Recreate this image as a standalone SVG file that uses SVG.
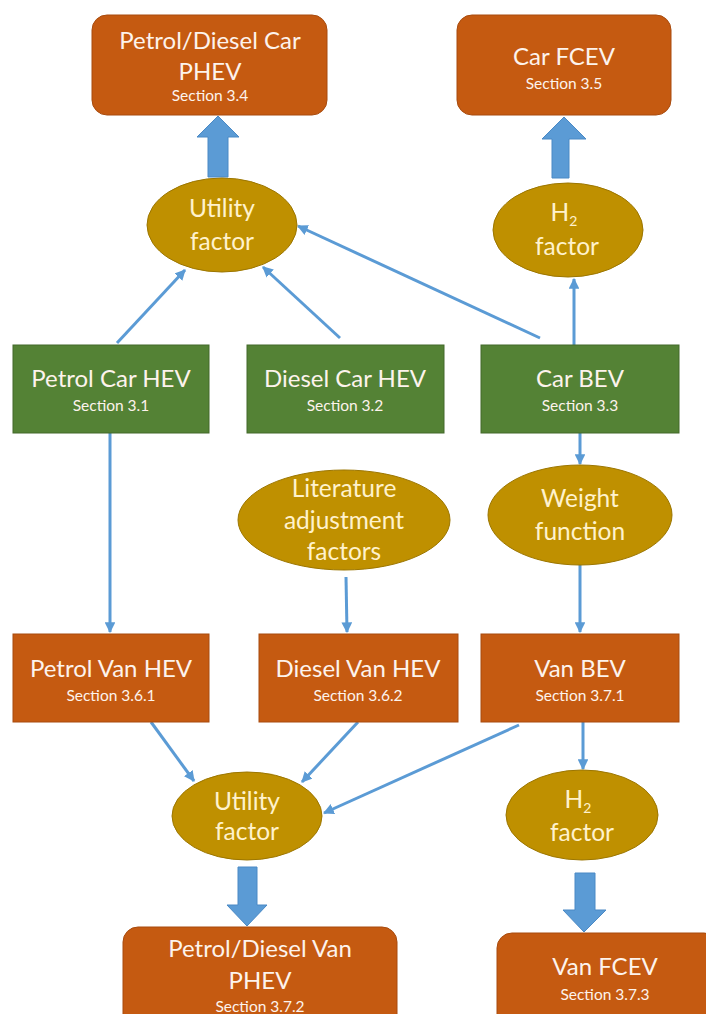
<svg xmlns="http://www.w3.org/2000/svg" width="706" height="1014" viewBox="0 0 706 1014">
<defs>
<style>
.or{fill:#C55A11;stroke:#A84B0E;stroke-width:1}
.gr{fill:#548235;stroke:#43692A;stroke-width:1}
.el{fill:#BF9000;stroke:#9C7600;stroke-width:1}
.t{font-family:Lato,"Open Sans","Liberation Sans",sans-serif;fill:#FDF3EC;text-anchor:middle}
.te{font-family:Lato,"Open Sans","Liberation Sans",sans-serif;fill:#FFF2CC;text-anchor:middle}
.m{font-size:24px}
.me{font-size:24.5px}
.s{font-size:15.5px}
.ln{stroke:#5B9BD5;stroke-width:3;fill:none;marker-end:url(#ah)}
.big{fill:#5B9BD5;stroke:#4A89C5;stroke-width:1}
</style>
<marker id="ah" viewBox="0 0 10 10" refX="9" refY="5" markerWidth="3.6" markerHeight="3.6" orient="auto" markerUnits="strokeWidth">
<path d="M0,0 L10,5 L0,10 Z" fill="#5B9BD5"/>
</marker>
</defs>
<rect width="706" height="1014" fill="#FFFFFF"/>

<g id="connectors">
<line class="ln" x1="117" y1="343" x2="185" y2="270"/>
<line class="ln" x1="340" y1="338" x2="263" y2="267"/>
<line class="ln" x1="540" y1="338" x2="298" y2="226"/>
<line class="ln" x1="574" y1="345" x2="574" y2="279"/>
<line class="ln" x1="110" y1="433" x2="110" y2="632"/>
<line class="ln" x1="580" y1="433" x2="580" y2="464"/>
<line class="ln" x1="346" y1="577" x2="347" y2="632"/>
<line class="ln" x1="580" y1="565" x2="580" y2="632"/>
<line class="ln" x1="151" y1="722" x2="194" y2="781"/>
<line class="ln" x1="358" y1="722" x2="302" y2="782"/>
<line class="ln" x1="519" y1="725" x2="324" y2="813"/>
<line class="ln" x1="583" y1="722" x2="583" y2="769"/>
<path class="big" d="M208,177 L208,137 L197,137 L218,116 L239,137 L228,137 L228,177 Z"/>
<path class="big" d="M552,178 L552,139 L542,139 L564,117 L586,139 L569,139 L569,178 Z"/>
<path class="big" d="M238,867 L257,867 L257,905 L267,905 L247,926 L227,905 L238,905 Z"/>
<path class="big" d="M575,873 L595,873 L595,910 L606,910 L584,932 L563,910 L575,910 Z"/>
</g>

<g id="car-phev">
<rect class="or" x="92" y="15" width="235" height="100" rx="15"/>
<text class="t m" x="210" y="49">Petrol/Diesel Car</text>
<text class="t m" x="210" y="80">PHEV</text>
<text class="t s" x="210" y="101">Section 3.4</text>
</g>
<g id="car-fcev">
<rect class="or" x="457" y="15" width="214" height="100" rx="15"/>
<text class="t m" x="564" y="65">Car FCEV</text>
<text class="t s" x="564" y="89">Section 3.5</text>
</g>
<g id="uf-car">
<ellipse class="el" cx="222" cy="225" rx="75" ry="47"/>
<text class="te me" x="222" y="217">Utility</text>
<text class="te me" x="222" y="250">factor</text>
</g>
<g id="h2-car">
<ellipse class="el" cx="568" cy="230" rx="75" ry="47"/>
<text class="te me" x="564" y="221">H<tspan font-size="14" dy="5">2</tspan></text>
<text class="te me" x="567" y="255">factor</text>
</g>
<g id="petrol-car-hev">
<rect class="gr" x="13" y="345" width="196" height="88"/>
<text class="t m" x="111" y="387">Petrol Car HEV</text>
<text class="t s" x="111" y="411">Section 3.1</text>
</g>
<g id="diesel-car-hev">
<rect class="gr" x="247" y="345" width="197" height="88"/>
<text class="t m" x="345" y="387">Diesel Car HEV</text>
<text class="t s" x="345" y="411">Section 3.2</text>
</g>
<g id="car-bev">
<rect class="gr" x="481" y="345" width="198" height="88"/>
<text class="t m" x="580" y="387">Car BEV</text>
<text class="t s" x="580" y="411">Section 3.3</text>
</g>
<g id="literature">
<ellipse class="el" cx="344" cy="520" rx="106" ry="50"/>
<text class="te me" x="344" y="497">Literature</text>
<text class="te me" x="344" y="529">adjustment</text>
<text class="te me" x="344" y="560">factors</text>
</g>
<g id="weight">
<ellipse class="el" cx="580" cy="515" rx="92" ry="50"/>
<text class="te me" x="580" y="507">Weight</text>
<text class="te me" x="580" y="540">function</text>
</g>
<g id="petrol-van-hev">
<rect class="or" x="13" y="634" width="196" height="88"/>
<text class="t m" x="111" y="677">Petrol Van HEV</text>
<text class="t s" x="111" y="701">Section 3.6.1</text>
</g>
<g id="diesel-van-hev">
<rect class="or" x="259" y="634" width="199" height="88"/>
<text class="t m" x="358" y="677">Diesel Van HEV</text>
<text class="t s" x="358" y="701">Section 3.6.2</text>
</g>
<g id="van-bev">
<rect class="or" x="481" y="634" width="198" height="88"/>
<text class="t m" x="580" y="677">Van BEV</text>
<text class="t s" x="580" y="701">Section 3.7.1</text>
</g>
<g id="uf-van">
<ellipse class="el" cx="247" cy="816" rx="75" ry="44"/>
<text class="te me" x="247" y="810">Utility</text>
<text class="te me" x="247" y="840">factor</text>
</g>
<g id="h2-van">
<ellipse class="el" cx="582" cy="815" rx="76" ry="45"/>
<text class="te me" x="578" y="808">H<tspan font-size="14" dy="5">2</tspan></text>
<text class="te me" x="582" y="841">factor</text>
</g>
<g id="van-phev">
<rect class="or" x="123" y="927" width="274" height="110" rx="15"/>
<text class="t m" x="260" y="957">Petrol/Diesel Van</text>
<text class="t m" x="260" y="989">PHEV</text>
<text class="t s" x="260" y="1012">Section 3.7.2</text>
</g>
<g id="van-fcev">
<rect class="or" x="497" y="933" width="222" height="110" rx="15"/>
<text class="t m" x="605" y="975">Van FCEV</text>
<text class="t s" x="605" y="1000">Section 3.7.3</text>
</g>
</svg>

Exercise details:
Extract all the data above exactly, excluding every picture.

Exercise response:
Recreate this image as a standalone SVG file that uses SVG.
<svg xmlns="http://www.w3.org/2000/svg" width="706" height="1014" viewBox="0 0 706 1014">
<defs>
<style>
.or{fill:#C55A11;stroke:#A84B0E;stroke-width:1}
.gr{fill:#548235;stroke:#43692A;stroke-width:1}
.el{fill:#BF9000;stroke:#9C7600;stroke-width:1}
.t{font-family:Lato,"Open Sans","Liberation Sans",sans-serif;fill:#FDF3EC;text-anchor:middle}
.te{font-family:Lato,"Open Sans","Liberation Sans",sans-serif;fill:#FFF2CC;text-anchor:middle}
.m{font-size:24px}
.me{font-size:24.5px}
.s{font-size:15.5px}
.ln{stroke:#5B9BD5;stroke-width:3;fill:none;marker-end:url(#ah)}
.big{fill:#5B9BD5;stroke:#4A89C5;stroke-width:1}
</style>
<marker id="ah" viewBox="0 0 10 10" refX="9" refY="5" markerWidth="3.6" markerHeight="3.6" orient="auto" markerUnits="strokeWidth">
<path d="M0,0 L10,5 L0,10 Z" fill="#5B9BD5"/>
</marker>
</defs>
<rect width="706" height="1014" fill="#FFFFFF"/>

<g id="connectors">
<line class="ln" x1="117" y1="343" x2="185" y2="270"/>
<line class="ln" x1="340" y1="338" x2="263" y2="267"/>
<line class="ln" x1="540" y1="338" x2="298" y2="226"/>
<line class="ln" x1="574" y1="345" x2="574" y2="279"/>
<line class="ln" x1="110" y1="433" x2="110" y2="632"/>
<line class="ln" x1="580" y1="433" x2="580" y2="464"/>
<line class="ln" x1="346" y1="577" x2="347" y2="632"/>
<line class="ln" x1="580" y1="565" x2="580" y2="632"/>
<line class="ln" x1="151" y1="722" x2="194" y2="781"/>
<line class="ln" x1="358" y1="722" x2="302" y2="782"/>
<line class="ln" x1="519" y1="725" x2="324" y2="813"/>
<line class="ln" x1="583" y1="722" x2="583" y2="769"/>
<path class="big" d="M208,177 L208,137 L197,137 L218,116 L239,137 L228,137 L228,177 Z"/>
<path class="big" d="M552,178 L552,139 L542,139 L564,117 L586,139 L569,139 L569,178 Z"/>
<path class="big" d="M238,867 L257,867 L257,905 L267,905 L247,926 L227,905 L238,905 Z"/>
<path class="big" d="M575,873 L595,873 L595,910 L606,910 L584,932 L563,910 L575,910 Z"/>
</g>

<g id="car-phev">
<rect class="or" x="92" y="15" width="235" height="100" rx="15"/>
<text class="t m" x="210" y="49">Petrol/Diesel Car</text>
<text class="t m" x="210" y="80">PHEV</text>
<text class="t s" x="210" y="101">Section 3.4</text>
</g>
<g id="car-fcev">
<rect class="or" x="457" y="15" width="214" height="100" rx="15"/>
<text class="t m" x="564" y="65">Car FCEV</text>
<text class="t s" x="564" y="89">Section 3.5</text>
</g>
<g id="uf-car">
<ellipse class="el" cx="222" cy="225" rx="75" ry="47"/>
<text class="te me" x="222" y="217">Utility</text>
<text class="te me" x="222" y="250">factor</text>
</g>
<g id="h2-car">
<ellipse class="el" cx="568" cy="230" rx="75" ry="47"/>
<text class="te me" x="564" y="221">H<tspan font-size="14" dy="5">2</tspan></text>
<text class="te me" x="567" y="255">factor</text>
</g>
<g id="petrol-car-hev">
<rect class="gr" x="13" y="345" width="196" height="88"/>
<text class="t m" x="111" y="387">Petrol Car HEV</text>
<text class="t s" x="111" y="411">Section 3.1</text>
</g>
<g id="diesel-car-hev">
<rect class="gr" x="247" y="345" width="197" height="88"/>
<text class="t m" x="345" y="387">Diesel Car HEV</text>
<text class="t s" x="345" y="411">Section 3.2</text>
</g>
<g id="car-bev">
<rect class="gr" x="481" y="345" width="198" height="88"/>
<text class="t m" x="580" y="387">Car BEV</text>
<text class="t s" x="580" y="411">Section 3.3</text>
</g>
<g id="literature">
<ellipse class="el" cx="344" cy="520" rx="106" ry="50"/>
<text class="te me" x="344" y="497">Literature</text>
<text class="te me" x="344" y="529">adjustment</text>
<text class="te me" x="344" y="560">factors</text>
</g>
<g id="weight">
<ellipse class="el" cx="580" cy="515" rx="92" ry="50"/>
<text class="te me" x="580" y="507">Weight</text>
<text class="te me" x="580" y="540">function</text>
</g>
<g id="petrol-van-hev">
<rect class="or" x="13" y="634" width="196" height="88"/>
<text class="t m" x="111" y="677">Petrol Van HEV</text>
<text class="t s" x="111" y="701">Section 3.6.1</text>
</g>
<g id="diesel-van-hev">
<rect class="or" x="259" y="634" width="199" height="88"/>
<text class="t m" x="358" y="677">Diesel Van HEV</text>
<text class="t s" x="358" y="701">Section 3.6.2</text>
</g>
<g id="van-bev">
<rect class="or" x="481" y="634" width="198" height="88"/>
<text class="t m" x="580" y="677">Van BEV</text>
<text class="t s" x="580" y="701">Section 3.7.1</text>
</g>
<g id="uf-van">
<ellipse class="el" cx="247" cy="816" rx="75" ry="44"/>
<text class="te me" x="247" y="810">Utility</text>
<text class="te me" x="247" y="840">factor</text>
</g>
<g id="h2-van">
<ellipse class="el" cx="582" cy="815" rx="76" ry="45"/>
<text class="te me" x="578" y="808">H<tspan font-size="14" dy="5">2</tspan></text>
<text class="te me" x="582" y="841">factor</text>
</g>
<g id="van-phev">
<rect class="or" x="123" y="927" width="274" height="110" rx="15"/>
<text class="t m" x="260" y="957">Petrol/Diesel Van</text>
<text class="t m" x="260" y="989">PHEV</text>
<text class="t s" x="260" y="1012">Section 3.7.2</text>
</g>
<g id="van-fcev">
<rect class="or" x="497" y="933" width="222" height="110" rx="15"/>
<text class="t m" x="605" y="975">Van FCEV</text>
<text class="t s" x="605" y="1000">Section 3.7.3</text>
</g>
</svg>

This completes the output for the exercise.